MacArthur ‘genius’ award winning percussionist and associate professor Dafnis Prieto will have a new work premiered this Saturday at Carnegie Hall. NYO Jazz, a jazz orchestra of talented young musicians brought together from across the country as part of the legendary concert hall’s National Youth Ensembles program, will play Prieto’s new big band work “Hopes and Wishes.” The event features Frost School connections. NYO Jazz is directed by trumpeter and composer Sean Jones, who performs with the Frost Jazz Orchestra in October as part of the Frost Music Live! Signature Series, and will feature GRAMMY-winning vocalist Luciana Souza, a former artist-in-residence at the Frost School. “This piece reflects, 'in sound' the hopeful and wishful times that many of us are striving for,” Prieto wrote on Instagram. “It is a candid reminder of the light at the end of the tunnel.”
The multi-talented Prieto also gave a presentation on his third book, “What Are the Odds: A Journey on Latin Rhythms and Meters,” at Miami’s celebrated indie bookstore Books & Books in June. He shared the evening with fellow Frost School educator Mark Lomanno, an assistant professor of musicology, celebrating the release of “The Improvisor’s Classroom,” which Lomanno co-edited. Published by Temple University Press, it looks at improvisation as a powerful tool for teaching and learning, fostering community and creativity.
Globe-trotting jazz professor and Guggenheim Fellow Etienne Charles brought the irresistible sound and spirit of Carnival from his native Trinidad to New York’s Lincoln Center on June 16th.

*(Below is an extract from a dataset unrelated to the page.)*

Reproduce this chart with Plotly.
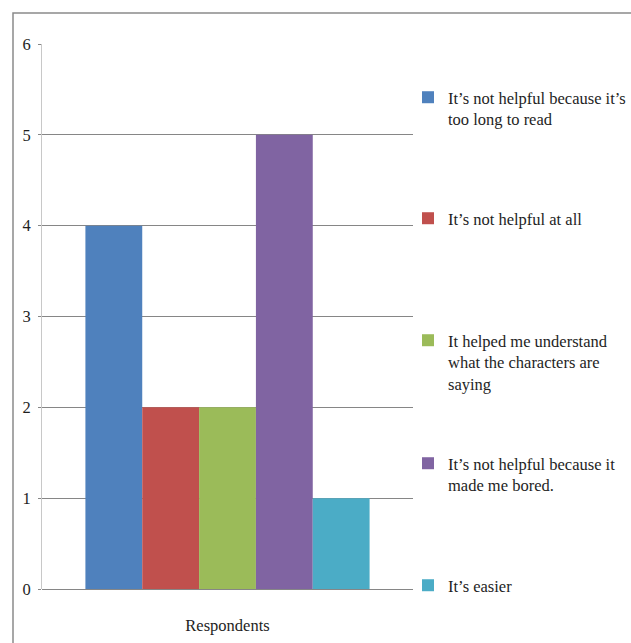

Charles curated and led “Road March in Concert” for the world-renowned cultural center’s Caribbean Day, a concert featuring some of soca music’s greatest and most dynamic artists, which played to an enthusiastic crowd that packed Damrosch Plaza.
Also keeping us dancing were contemporary music faculty members Raina Murnak and Stephen J. Gleason, who collaborated to release “Lipstick and Shades,” an adventurous, light-hearted musical and stylistic take on definitive 1970s and 1980s new wave and pop-punk hits, such as “Head Over Heels” and “Lust for Life.”
Finally, Tom Collins, an associate professor of music engineering technology and a leader of CHAI, a Frost School project that aims to empower students and faculty to understand the impact of artificial intelligence on music, continued his work on the cutting edge of this technological frontier. Collins co-edited a special issue of Music & Science. This new peer-reviewed, online, open-access journal offers an interdisciplinary platform for scholarly research on how the sciences can enhance our understanding of music and its impact on our lives. Entitled “Explaining music with AI: Advancing the scientific understanding of music through computation,” the issue features seven articles by scholars from famed educational and research institutions in Europe, the United States, and South Korea.